Python Libraries for Factor Analysis

Open-source tools enable custom factor analysis:

• Alphalens: Factor analysis and performance attribution
• PyFolio: Portfolio analytics and risk decomposition
• Zipline: Backtesting framework with factor integration

Conclusion

Beta reduction through factor neutralization represents a sophisticated approach to portfolio construction that enables institutional investors to:

• Isolate pure alpha: Separate skill-based returns from systematic factor exposures
• Improve risk-adjusted returns: Achieve higher Sharpe and information ratios
• Reduce correlation: Build portfolios less dependent on broad market performance
• Enhance diversification: Create truly uncorrelated return streams

Successful implementation requires a comprehensive framework encompassing robust factor models, dynamic hedging strategies, disciplined monitoring, and cost-effective execution. As factor investing continues to evolve, managers who master factor neutralization techniques will be better positioned to deliver consistent, uncorrelated alpha to their investors.

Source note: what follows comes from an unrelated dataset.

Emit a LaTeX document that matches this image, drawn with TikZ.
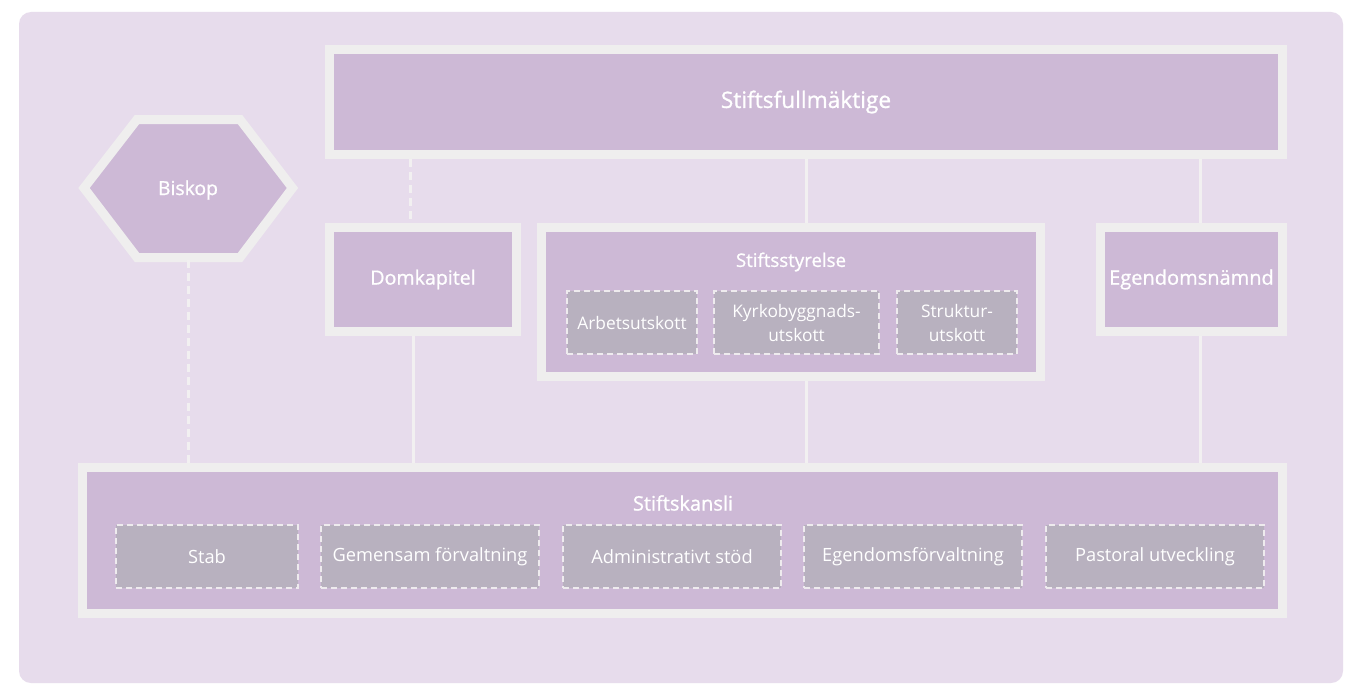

The increasing availability of factor data, declining transaction costs, and sophisticated analytical tools make factor neutralization more accessible than ever. However, the fundamental challenge remains—identifying and harvesting genuine alpha that persists after accounting for all systematic factor exposures. This requires not just technical expertise in factor modeling, but also deep fundamental research, rigorous risk management, and disciplined execution.